Prison Libraries are a Positive Light
Public libraries have a huge mission, to provide information and intellectual access to their public. So this means that library access does not just extend towards patrons with access to the physical location of the library itself, but also to patrons who are unable to utilize the library in the freedom it has.
Prison libraries are a touchy subject to all key players in the conversation, be that the librarians, tax-payers, law makers, and prisons themselves. All of these previously mentioned characters in this story, in addition to those not mentioned, have their own stake in this discussion, each with an extremely valid argument as to why their stance on prison libraries is correct. Since this is a library-based blog, I am going to write in the context of why libraries are supportive of prison libraries, and how their services benefit the inmates both in the present, and future contexts. Below are some key points as to why prison libraries are helpful both the prisoners, but also their communities.
- In 2010, over 2.25 million American adults were incarcerated.
- With this above number being so staggeringly high, the American Library Association believes it is libraries across the nation's duty to "encourage public libraries and systems to extend their services to residents of jails and other detention facilities within their taxing areas."
- Providing library service to inmates and those returning from prison is fulfilling the democratic mission of the public library because it allows “a wholly segregated group of people” access to information that most Americans take for granted.
- The outstandingly high number of Americans incarcerated also suggests that there are a lot of current inmates, who are not sentenced to life-long jail terms, meaning that they expect to be released from jail in a relatively short amount of time.

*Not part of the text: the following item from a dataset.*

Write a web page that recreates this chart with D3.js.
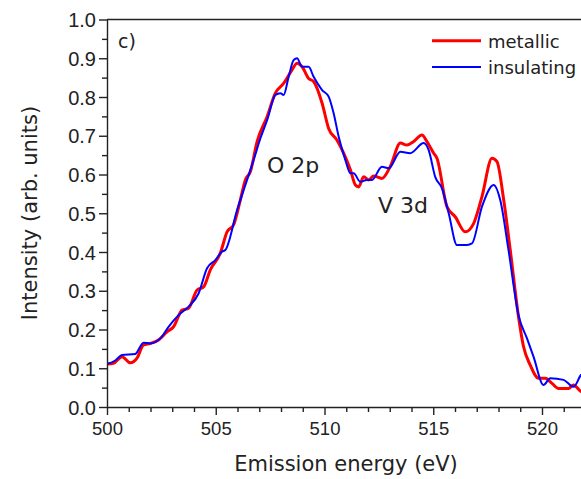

- The use of prison libraries, therefore, can provide these inmates with opportunities to learn of opportunities available to them, via educational training, job resources, and simply, rehabilitation material they can utilize to ensure that they do not return to jail at a future time.
Libraries are Safe Zones
- A library is considered by most, if not all patrons as a safe zone. A prison library acts in the same way. Each inmate is treated with dignity and respect, and is not denied access to intellectual material, but rather, is encouraged to explore all avenues of the library.
- This stance the library holds takes the attitude of changing the prisoner's life in a positive way, because they are allowed to believe they are worth something, and empowered to start making a difference in their lives through library materials.
Reintegration and Outreach
- Studies show that 95% of inmates will return to their same community once they are released from prison. This means that these inmates will often be exposed to the same people, places, and things that landed them in jail in the first place.
- By having public libraries do outreach in cooperation with local prisons, this spark of communication could lead prisoners to their community library, rather than back into the slump of bad decisions.
- This concept of "reintegration" is crucial to prisoners becoming productive members of society, as well as having a further connection of services that local public libraries can provide.